What each vendor's fine-tuning offering actually is
These three offerings start from very different problem definitions, and the API surface flows from those starting points. Understanding the underlying philosophy is the fastest way to know which vendor fits your situation before you spend a dollar.
**OpenAI fine-tuning** (https://platform.openai.com/docs/guides/fine-tuning) is the most mature hosted fine-tuning API in the market. It supports three different training algorithms: supervised fine-tuning (SFT) for the standard "here are input-output pairs, learn the pattern" workflow; direct preference optimization (DPO) for offline preference learning where you provide chosen-vs-rejected response pairs; and reinforcement fine-tuning (RFT) where you provide a programmatic grader function and the model is trained against that reward signal. RFT is the differentiator no one else matches in 2026 — for tasks like code completion, math problem solving, or any case where you can score outputs cheaply, RFT can extract quality gains that SFT cannot. The API surface is the standard OpenAI REST pattern: upload a jsonl file, create a fine-tune job, monitor status, then call the resulting fine-tuned model by its ID. The result is auto-deployed — no separate provisioning step.
**Anthropic fine-tuning** (https://docs.anthropic.com/en/docs/build-with-claude/fine-tuning) takes the opposite philosophy: there is no direct Anthropic API for fine-tuning. Claude fine-tuning is exclusively available through Amazon Bedrock and Google Vertex AI partner channels. The reasoning Anthropic has given publicly is that fine-tuning Claude requires custom infrastructure, data isolation, and serving guarantees that Anthropic prefers to delegate to cloud partners with mature enterprise security postures. Practically, this means your fine-tuning workflow looks like a Bedrock or Vertex job — you authenticate against the cloud provider, upload jsonl in Anthropic's chat schema, and the fine-tuned model lives on provisioned Bedrock throughput or a Vertex endpoint. The cost of that provisioned throughput is significant and not negligible compared to the training itself.

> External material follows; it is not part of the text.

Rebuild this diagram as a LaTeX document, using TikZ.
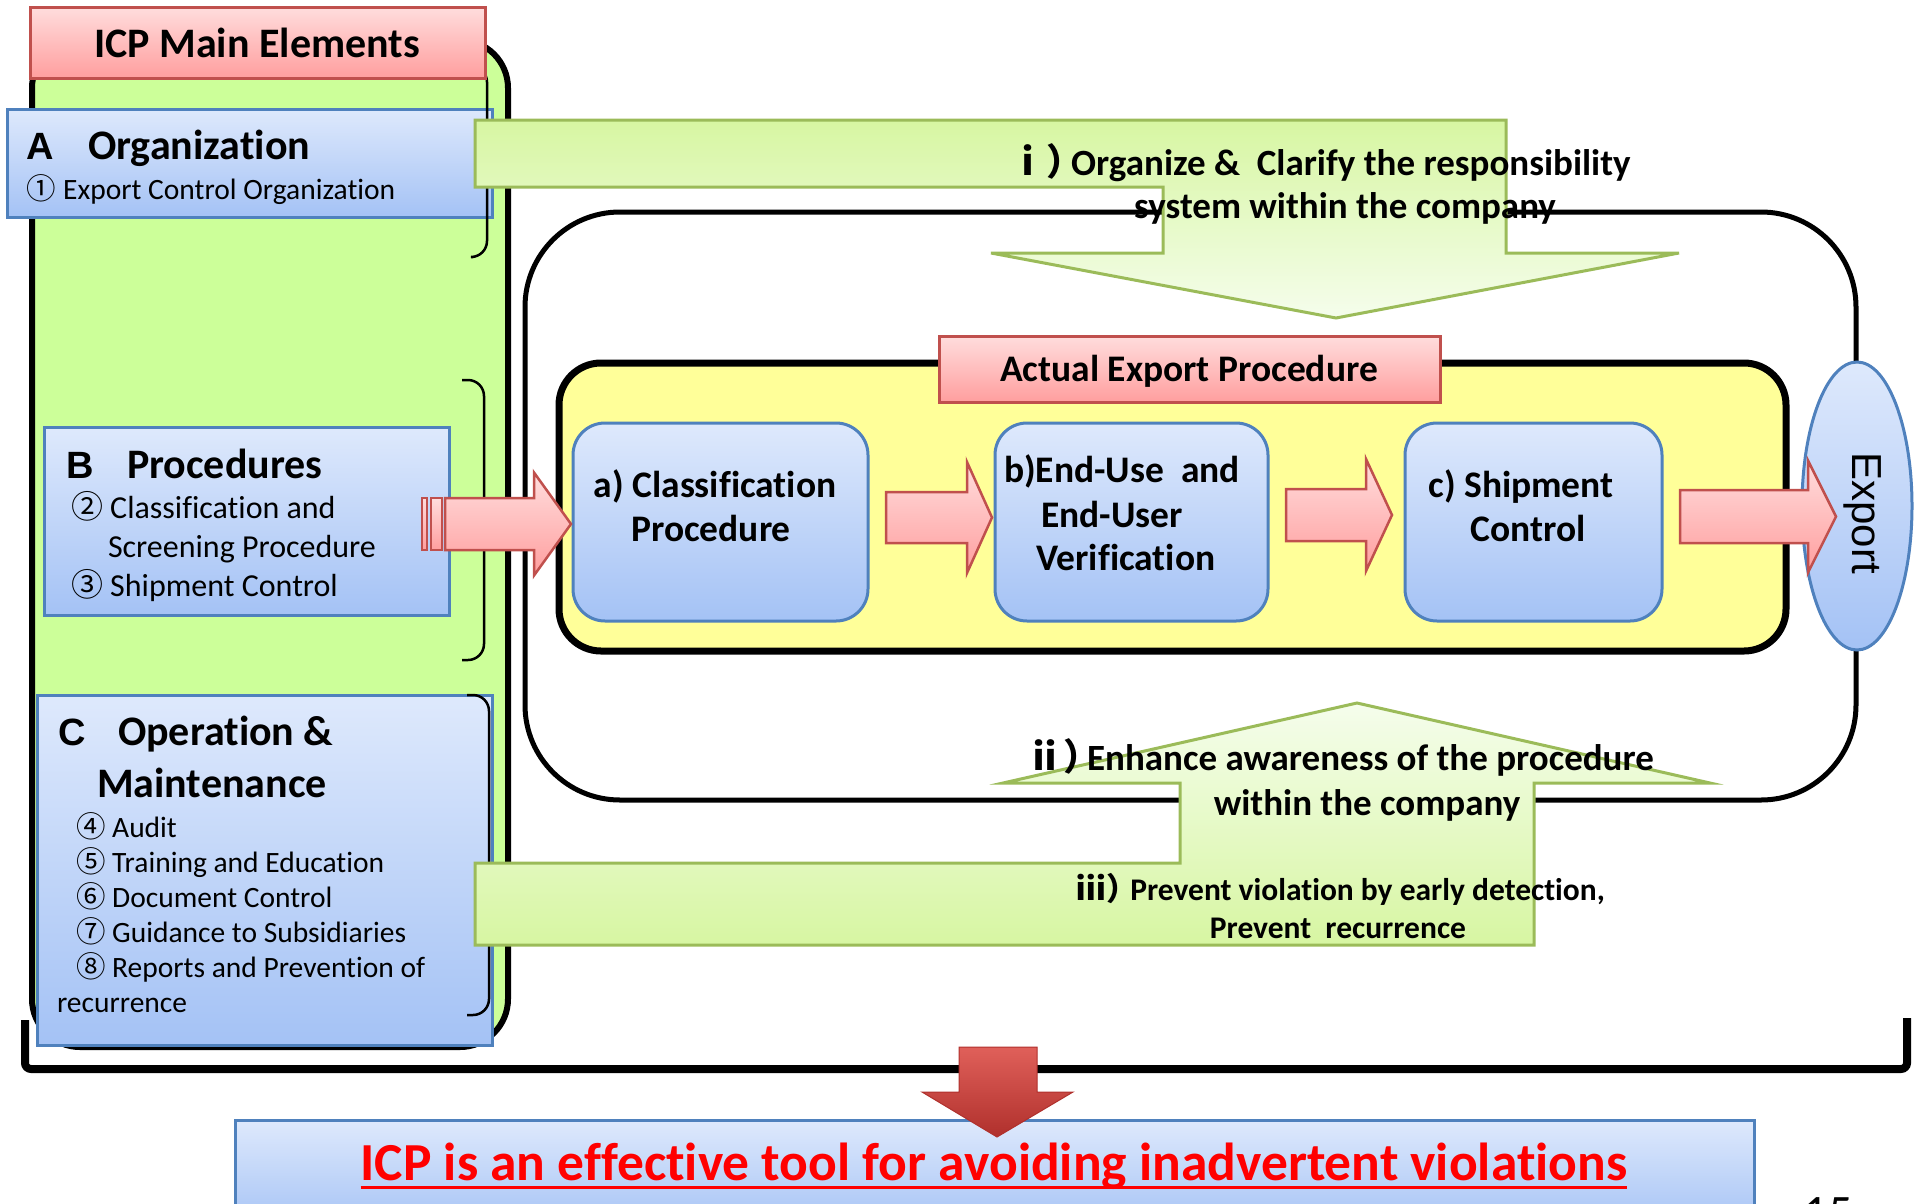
\documentclass[tikz,border=0pt]{standalone}
\usepackage{fontspec}
\setmainfont{Carlito}[Ligatures=NoCommon]
\newfontfamily\cjkfont{Noto Sans CJK JP}
\newfontfamily\arialfont{Liberation Sans}
\usetikzlibrary{shapes.geometric}

\newcommand\fsz[2]{\fontsize{#1}{#2}\selectfont}
\newcommand\cnum[1]{{\cjkfont #1}}
% small roman numeral with a full-width parenthesis, tightened after the parenthesis
\newcommand\rnum[2]{{\cjkfont #1）}\kern-#2em}

\definecolor{panelgreen}{HTML}{CCFF99}
\definecolor{boxblueT}{HTML}{DEE9FC}
\definecolor{boxblueB}{HTML}{A4C2F5}
\definecolor{boxedge}{HTML}{4F81BD}
\definecolor{pinkT}{HTML}{FFDDDD}
\definecolor{pinkB}{HTML}{FF9E9E}
\definecolor{rededge}{HTML}{C0504D}
\definecolor{leafD}{HTML}{D7F6A2}
\definecolor{leafL}{HTML}{F5FDEC}
\definecolor{leafedge}{HTML}{9BBB59}
\definecolor{procyellow}{HTML}{FFFF99}
\definecolor{arrowT}{HTML}{E0605A}
\definecolor{arrowB}{HTML}{B0302C}

\tikzset{
  boxnw/.style={inner sep=0, outer sep=0, anchor=north west},
  panel/.style={draw=black, line width=6, fill=panelgreen, rounded corners=48},
  bluebox/.style={draw=boxedge, line width=3, top color=boxblueT, bottom color=boxblueB},
  pinkbox/.style={draw=rededge, line width=3, top color=pinkT, bottom color=pinkB},
  leafdown/.style={draw=leafedge, line width=3, top color=leafD, bottom color=leafL},
  leafup/.style={draw=leafedge, line width=3, top color=leafL, bottom color=leafD},
  frameline/.style={draw=black, line width=5, fill=white, rounded corners=95},
  procframe/.style={draw=black, line width=7, fill=procyellow, rounded corners=42},
  bracket/.style={draw=black, line width=2.5, rounded corners=16},
  txt/.style={inner sep=0, outer sep=0, anchor=base west},
  ctxt/.style={inner sep=0, outer sep=0, anchor=base},
  headfont/.style={font=\bfseries\fsz{42}{50}},
  letterfont/.style={font=\arialfont\bfseries\fsz{38}{46}},
  procfont/.style={font=\bfseries\fsz{37.5}{45}},
  notefont/.style={font=\bfseries\fsz{37}{44}},
  smallnote/.style={font=\bfseries\fsz{31.5}{38}},
}

% block arrow: start x, head x, tip x, middle y, half body, half head
\newcommand\blockarrow[6]{%
  \path[pinkbox, line width=2.5] (#1,#4-#5) -- (#2,#4-#5) -- (#2,#4-#6) -- (#3,#4)
    -- (#2,#4+#6) -- (#2,#4+#5) -- (#1,#4+#5) -- cycle;}

\begin{document}
\begin{tikzpicture}[x=1pt,y=-1pt]
\useasboundingbox (0,0) rectangle (1915,1203);

% ---------- left panel: ICP main elements ----------
\node[boxnw, panel, minimum width=476, minimum height=1007] (panel) at (32,40) {};

\node[boxnw, bluebox, minimum width=485, minimum height=108] (orgbox) at (7,109) {};
\node[boxnw, bluebox, minimum width=405, minimum height=188] (procbox) at (44,427) {};
\node[boxnw, bluebox, minimum width=455, minimum height=350] (opbox) at (37,695) {};

\path[bracket] (472,66) -- (487,66) -- (487,257) -- (473,257);
\path[bracket] (462,380) -- (484,380) -- (484,660) -- (462,660);
\path[bracket] (467,695) -- (489,695) -- (489,1015) -- (467,1015);

\node[boxnw, pinkbox, minimum width=455, minimum height=71] (titlebox) at (30,7) {};
\node[ctxt, headfont] (titletxt) at (257,57) {ICP Main Elements};

% A
\node[txt, letterfont] (aletter) at (27,159) {A};
\node[txt, headfont] (ahead) at (88,159) {Organization};
\node[txt, font=\fsz{29.5}{35}] (aitem) at (27,199) {\cnum{①} Export Control Organization};

% B
\node[txt, letterfont] (bletter) at (66,478) {B};
\node[txt, headfont] (bhead) at (127,478) {Procedures};
\node[txt, font=\fsz{32}{38}] (bitem1) at (71,518) {\cnum{②} Classification and};
\node[txt, font=\fsz{32}{38}] (bitem1b) at (108,557) {Screening Procedure};
\node[txt, font=\fsz{32}{38}] (bitem2) at (71,596) {\cnum{③} Shipment Control};

% C
\node[txt, letterfont] (cletter) at (58,745) {C};
\node[txt, headfont] (chead) at (118,745) {Operation \&};
\node[txt, headfont] (chead2) at (97,797) {Maintenance};
\node[txt, font=\fsz{29.5}{36}] (citem4) at (76,837) {\cnum{④} Audit};
\node[txt, font=\fsz{29.5}{36}] (citem5) at (76,872) {\cnum{⑤} Training and Education};
\node[txt, font=\fsz{29.5}{36}] (citem6) at (76,907) {\cnum{⑥} Document Control};
\node[txt, font=\fsz{29.5}{36}] (citem7) at (76,942) {\cnum{⑦} Guidance to Subsidiaries};
\node[txt, font=\fsz{29.5}{36}] (citem8) at (76,977) {\cnum{⑧} Reports and Prevention of};
\node[txt, font=\fsz{29.5}{36}] (citem8b) at (57,1012) {recurrence};

% ---------- company frame and export procedure ----------
\node[boxnw, frameline, minimum width=1331, minimum height=588] (company) at (525,212) {};
\node[boxnw, procframe, minimum width=1227, minimum height=288] (procarea) at (559,363) {};
\node[boxnw, pinkbox, minimum width=501, minimum height=66] (actualbox) at (939,336) {};
\node[ctxt, procfont] (actualtxt) at (1189,381) {Actual Export Procedure};

\node[boxnw, bluebox, rounded corners=32, minimum width=295, minimum height=198] (stepa) at (573,423) {};
\node[boxnw, bluebox, rounded corners=32, minimum width=273, minimum height=198] (stepb) at (995,423) {};
\node[boxnw, bluebox, rounded corners=32, minimum width=257, minimum height=198] (stepc) at (1405,423) {};

\node[ctxt, procfont] (atxt1) at (715,497) {a) Classification};
\node[ctxt, procfont] (atxt2) at (711,541) {Procedure};
\node[ctxt, procfont] (btxt1) at (1122,482) {b)End-Use \ and};
\node[ctxt, procfont] (btxt2) at (1112,527) {End-User};
\node[ctxt, procfont] (btxt3) at (1126,570) {Verification};
\node[ctxt, procfont] (ctxt1) at (1521,497) {c) Shipment};
\node[ctxt, procfont] (ctxt2) at (1528,541) {Control};

% arrows of the procedure flow
\path[pinkbox, line width=2.5] (422,498) rectangle (427,550);
\path[pinkbox, line width=2.5] (431,498) rectangle (442,550);
\blockarrow{445}{534}{571}{524}{26}{51.5}
\blockarrow{886}{967}{992}{517.5}{25.5}{55.5}
\blockarrow{1286}{1366}{1392}{515}{26}{56}

\node[ellipse, draw=boxedge, line width=3, top color=boxblueT, bottom color=boxblueB,
      minimum width=110, minimum height=288, inner sep=0] (export) at (1857,506) {};
\blockarrow{1680}{1808}{1836}{516.5}{26.5}{56}
\node[inner sep=0, rotate=-90, font=\arialfont\fsz{42}{50}] (exporttxt) at (1863,513) {Export};

% ---------- green feedback arrows ----------
\path[leafdown] (475,120) -- (1506,120) -- (1506,253) -- (1679,253) -- (1336,318)
  -- (991,253) -- (1163,253) -- (1163,187) -- (475,187) -- cycle;
\node[ctxt, notefont] (note1a) at (1320,175) {\rnum{ⅰ}{0.33}Organize \& \ Clarify the responsibility};
\node[ctxt, notefont] (note1b) at (1345,218) {system within the company};

\path[leafup] (475,945) -- (1534,945) -- (1534,783) -- (1710,783) -- (1357,703)
  -- (1003,783) -- (1180,783) -- (1180,863) -- (475,863) -- cycle;
\node[ctxt, notefont] (note2a) at (1340,770) {\rnum{ⅱ}{0.35}Enhance awareness of the procedure};
\node[ctxt, notefont] (note2b) at (1367,815) {within the company};
\node[ctxt, smallnote] (note3a) at (1340,900) {\rnum{ⅲ}{0.25}Prevent violation by early detection,};
\node[ctxt, smallnote] (note3b) at (1338,938) {Prevent \ recurrence};

% ---------- conclusion ----------
\path[draw=black, line width=8, rounded corners=6] (25,1020) -- (25,1069) -- (1907,1069) -- (1907,1018);
\node[boxnw, bluebox, minimum width=1519, minimum height=110] (conclusion) at (235,1120) {};
\path[draw=arrowB, line width=1, top color=arrowT, bottom color=arrowB]
  (959,1047) -- (1037,1047) -- (1037,1092) -- (1073,1092) -- (997,1137) -- (922,1092) -- (959,1092) -- cycle;
\node[ctxt, font=\bfseries\fsz{53.5}{62}, text=red] (conctxt) at (994,1180)
  {ICP is an effective tool for avoiding inadvertent violations};
\draw[red, line width=3] ([yshift=-7pt]conctxt.base west) -- ([yshift=-7pt]conctxt.base east);

\node[ctxt, font=\fsz{48}{56}] (pagenum) at (1828,1228) {15};
\end{tikzpicture}
\end{document}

**Google Vertex AI fine-tuning** (https://cloud.google.com/vertex-ai/generative-ai/docs/models/tune-gemini-overview) is the most generous offering on the free-tier dimension, and the deepest in terms of eval/deployment tooling. Gemini 2.5 Flash supervised fine-tuning includes a substantial monthly free training token allowance — enough that small experiments can run at zero training cost — and the integration with Vertex AI's evaluation pipelines (BLEU, ROUGE, custom metrics) means you can run automated quality checks against held-out sets without writing infrastructure. The catch is that Vertex AI is locked to Google Cloud — you cannot serve a Gemini fine-tune outside Vertex, and the per-hour endpoint deployment cost is a recurring spend even when traffic is low.
**The positioning in one sentence:** OpenAI is for teams who want the deepest method surface (SFT + DPO + RFT) and the lowest serving friction. Anthropic is for teams already on Bedrock/Vertex who specifically need Claude's reasoning quality on their domain data. Google is for teams who want to experiment at zero or near-zero cost on Vertex and use Gemini for production.